Fig 9 o artista espectador
Laboratório contemporâneo: experimentações no pátio da Casa Daros, 5 de novembro de 2014, Casa Daros. Foto: Jessica Gogan, com intervenções de Michel Schettert

Casa 7 – O artista-espectador na performance coletiva

Michel Schettert

O que sabe o artista que não conhece a aparência de sua obra? A performance coletiva1, na condição de arte do devir, esconde a resposta no gesto de cada espírito cúmplice, esteja ele no posto de público ou artista. Ambos se tornam espectadores na medida em que a incerteza recíproca reinaugura futuros a cada instante do ato performático. Cada gesto, venha de quem vier, vira então uma conferência-espetáculo que acontece em um espaço-tempo múltiplo, onde é possível imaginar, olhar, escutar e sentir, sob a condição da intotalidade.

Essa condição é própria de performances que conduzem suas ações em um espaço-tempo fragmentado – deslocalizado e simultâneo – e pode ser verificada quando artistas e público se embaralham, provocando travessias de incerteza. Eu, enquanto artista e espectador afetado por tais circunstâncias, não sei ao certo o que aconteceu no dia 12 de dezembro de 2014 na Casa Daros, pois, embora tivesse um roteiro em mente, não pude estar presente em todas as ações. O todo se apresentou em partes. Minha única certeza é que ninguém viu tudo. Parecia que eu estava num jogo de baralho, em que as cartas pretas são o público, as vermelhas são os artistas e o verso representa os espectadores. Ao embaralhar essas cartas, sou antes de tudo um espectador e, ao retirar uma delas, posso me transformar tanto em artista quanto em público; posso tanto agir quanto reagir, sem abandonar minha condição de espectador. Entretanto, esse jogo de baralho tem cartas marcadas. Os artistas conhecem as pré-intenções flutuantes. Eles se fizeram presentes durante todo o planejamento da performance. Nos ensaios, paralisaram o tempo para repetir o jogo no espaço. Testaram e, às vezes, resolveram mudar as estratégias. Deixaram decisões de lado enquanto adotavam outras; sempre em equipe, mesmo sem consenso. Ou seja, imaginar previamente o jogo é estar legitimado como artista, mas, por outro lado, olhar, escutar e sentir o desenrolar das ações do coletivo (incluindo o público) só é possível através da curiosidade típica de um espectador – eis como me sinto: um artista-espectador.

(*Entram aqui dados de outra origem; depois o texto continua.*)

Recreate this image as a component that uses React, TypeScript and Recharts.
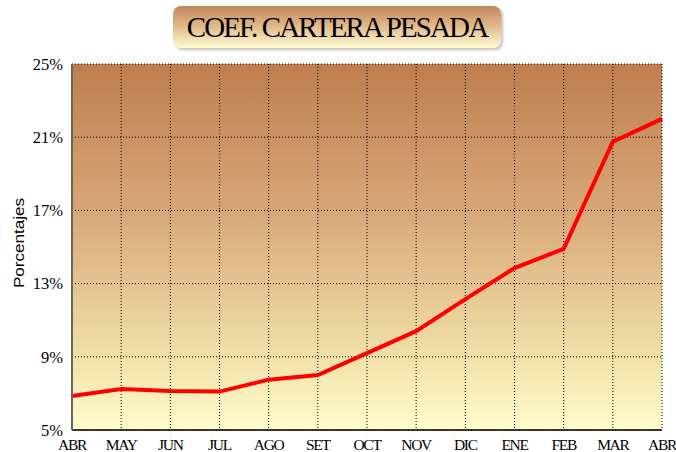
import { LineChart, Line, XAxis, YAxis, CartesianGrid } from "recharts"

const months = ["ABR", "MAY", "JUN", "JUL", "AGO", "SET", "OCT", "NOV", "DIC", "ENE", "FEB", "MAR", "ABR"]
const coef = [6.86, 7.24, 7.13, 7.1, 7.75, 8.0, 9.2, 10.4, 12.15, 13.85, 14.9, 20.75, 22.0]
const yTicks = [5, 9, 13, 17, 21, 25]

const data = months.map((m, i) => ({ mes: m, valor: coef[i] }))

const serif = "'Liberation Serif', 'Times New Roman', serif"

// etiquetas del eje X, letras apretadas como en el original
function MesTick(props: any) {
    const { x, y, payload } = props
    return (
        <g transform={`translate(${x},${y})`}>
            <text
                textAnchor="middle"
                y={13}
                fontFamily={serif}
                fontSize={15.5}
                letterSpacing={-1.3}
                fill="#000"
            >
                {payload.value}
            </text>
        </g>
    )
}

export default function App() {
    return (
        <div style={{ position: "absolute", left: 0, top: 0, width: 676, height: 452, background: "#fff" }}>
            <div
                style={{
                    position: "absolute", left: 173, top: 6, width: 328, height: 42,
                    borderRadius: 8,
                    background: "linear-gradient(to bottom, #c4855a 0%, #dfb688 45%, #fffbd2 100%)",
                    boxShadow: "2px 2px 3px rgba(0,0,0,0.25)",
                    display: "flex", alignItems: "center", justifyContent: "center",
                    fontFamily: serif, fontSize: 29, letterSpacing: -1.9, color: "#000",
                }}
            >
                COEF. CARTERA PESADA
            </div>
            <div style={{ position: "absolute", left: 18.5, top: 243, width: 0, height: 0 }}>
                <div
                    style={{
                        position: "absolute", left: 0, top: 0,
                        transform: "translate(-50%, -50%) rotate(-90deg) scaleX(1.22)",
                        fontFamily: "'Liberation Sans', Arial, sans-serif",
                        fontSize: 14, lineHeight: "14px", whiteSpace: "nowrap", color: "#000",
                    }}
                >
                    Porcentajes
                </div>
            </div>
            <LineChart width={676} height={452} data={data} margin={{ top: 64, right: 14, left: 0, bottom: 2 }}>
                <defs>
                    <linearGradient id="fondo" x1="0" y1="0" x2="0" y2="1">
                        <stop offset="0%" stopColor="#c07e4f" />
                        <stop offset="40%" stopColor="#d7a777" />
                        <stop offset="80%" stopColor="#f1e0a8" />
                        <stop offset="100%" stopColor="#fffccc" />
                    </linearGradient>
                </defs>
                <CartesianGrid fill="url(#fondo)" fillOpacity={1} stroke="#000" strokeDasharray="1 2" />
                <XAxis
                    dataKey="mes"
                    height={20}
                    interval={0}
                    tickSize={0}
                    tickMargin={7}
                    axisLine={{ stroke: "#000", strokeWidth: 1.5 }}
                    tick={<MesTick />}
                />
                <YAxis
                    width={72}
                    domain={[5, 25]}
                    ticks={yTicks}
                    interval={0}
                    tickSize={0}
                    tickMargin={9}
                    tickFormatter={(v) => `${v}%`}
                    axisLine={{ stroke: "#666", strokeWidth: 2 }}
                    tick={{ fontFamily: serif, fontSize: 16.5, fill: "#000" }}
                />
                <Line
                    type="linear"
                    dataKey="valor"
                    stroke="#ff0000"
                    strokeWidth={4}
                    dot={false}
                    isAnimationActive={false}
                />
            </LineChart>
        </div>
    )
}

Pois, se minha condição de intotalidade limita o desempenho do meu aparelho perceptivo a um determinado espaço físico e, consequentemente, em certo nível, este fato me exclui de partes da performance coletiva a qual ajudei a elaborar; e ainda, sabendo que minha curiosidade não me é suficiente para acessar espaços simultaneamente, dúvidas essenciais irrompem em mim: como posso falar com propriedade sobre a obra da qual faço parte se não a conheço inteiramente? Antes: eu pertenço a esta obra em sua totalidade? E mais: se ninguém viu toda a obra, quem está apto a lhe pertencer? Um trabalho individualmente coletivo como Olha, imagina, escuta, sente, cujos criadores estão condicionados à intotalidade, põe em questão a natureza indefinida do artista e, nessa brecha, acredito operar o espírito do artista contemporâneo.

_
1 Performance coletiva é entendida aqui como obra artística performática criada e executada em grupo, na qual todos os artistas envolvidos assinam co-autoria. Neste caso, por exemplo, a obra “Olha, imagina, escuta, sente” é de autoria de 16 artistas.